Yes, this has been a longstanding suggestion to make a 'content' image
actually make the image replaced, as opposed to its current behavior
which inserts an anonymous replaced-element child into it.  As
fantasai and I haven't significantly picked up the Content spec
lately, we haven't added it yet.

> - For Firefox, the 'content' property doesn't work on an element (as opposed 
> to :before and :after)..

This is just a lack of implementation.

> I was able to get Safari and Chrome to work by getting rid of 'replaced' and 
> specifying the images in CSS instead of using url(attr).
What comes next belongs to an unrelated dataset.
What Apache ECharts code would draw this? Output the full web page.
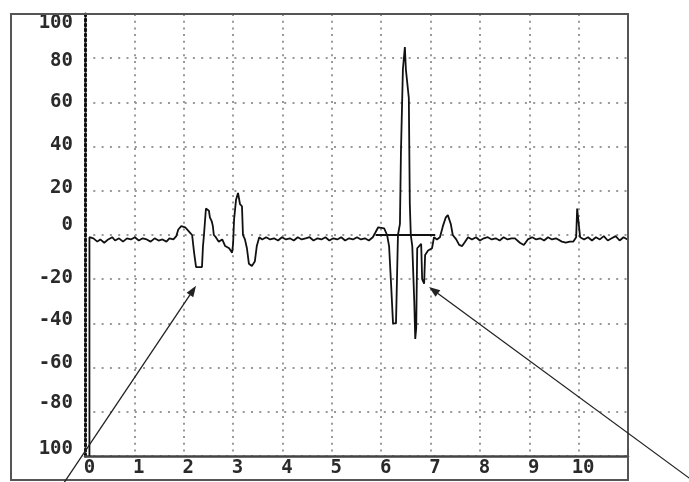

With those changes, 
> I noted the following possibly undesirable effects:

It didn't actually work - if you try to size the element, you'll note
that the images don't care.

> (1) Saving the image from the context menu (or opening in a new tab or 
> window, or other context menu operations like copy) always uses the "src" 
> image instead of the selected image. Dragging it uses the correct image.

Sounds like something that could potentially be fixed.

> (2) Preloading will always preload the src (and I suspect the normal loader 
> would do it to so that both the image src and the content: replaced source 
> will be loaded).

This is because the preloader doesn't understand CSS yet.